Cofferati, Sie kommen mit D’Alema einem Einwand zuvor.

"Nein. Ich sage nur, daß die italienische Wirtschaft in diesen letzten Semestern mit einem System vereinbarter Regeln sehr stark gewachsen ist. Und daher kann D’Alema nicht der Idee des schlechtesten Wirtschaftsliberalismus folgen."

Kurz gesagt, Sie lassen nicht los und nehmen nicht wahr, daß es in Italien ein wachsendes Phänomen gibt, das –auch wenn es nicht den "schlechtesten Wirtschaftsliberalismus" verkörpert – "weniger Gewerkschaft" fordert ?

"Ich erinnere nur an eine Sache. Der arme Professor Mortillaro sagte den Metallarbeitern einst: Mit Euch verhandele ich nicht mehr, weil Ihr nicht die Arbeiter repräsentiert. Man kann auch zu jenem Zeitabschnitt zurückkehren. Aber man weiß, daß die Auswirkungen für alle traumatisch sein werden."

 

Übersetzung und erklärende Fußnoten: Antifa-AG der Uni Hannover und Gewerkschaftsforum Hannover

Fußnoten der ÜbersetzerInnen:

1) Bei der wenige Tage zuvor stattgefundenen Wahl des neuen Präsidenten der Confindustria, des wichtigsten italienischen "Unternehmer"verbandes.

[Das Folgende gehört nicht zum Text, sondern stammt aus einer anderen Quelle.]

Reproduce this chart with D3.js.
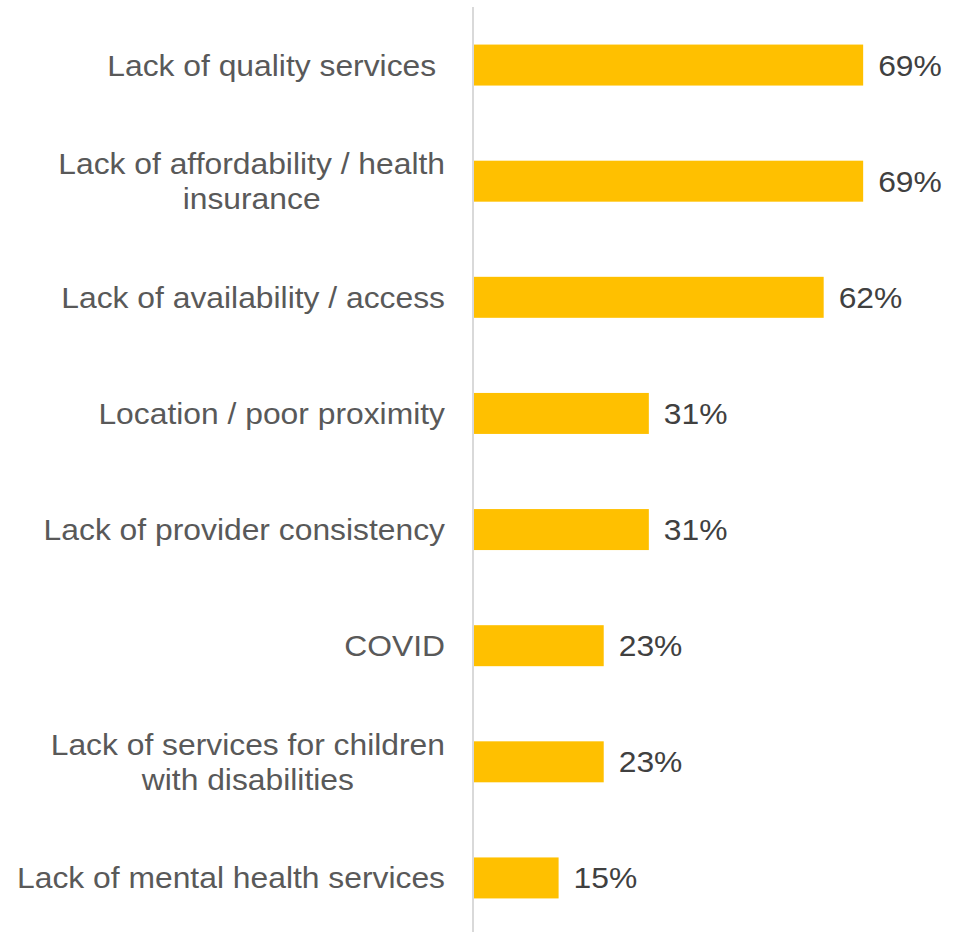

2) Das heißt: der Gefolgsleute des Forza Italia-Parteichefs und "Besitzers" des aus dubiosen (mafiösen) Finanzmitteln entstanden Medienkonzerns FININVEST, Silvio Berlusconi, der 1994 als Chef einer Koalitionsregierung mit den ehemaligen Neofaschisten der Alleanza Nazionale (AN), dem rechtskonservativen CCD und der rechtspopulistisch-regionalistischen Lega Nord für 8 Monate italienischer Ministerpräsident war und seitdem Oppositionsführer ist.

3) Massimo D'Alema ist der Ministerpräsident der amtierenden Mitte-"Links"-Koalition und als Mitglied der Linksdemokraten (DS) Parteikollege von Cofferati.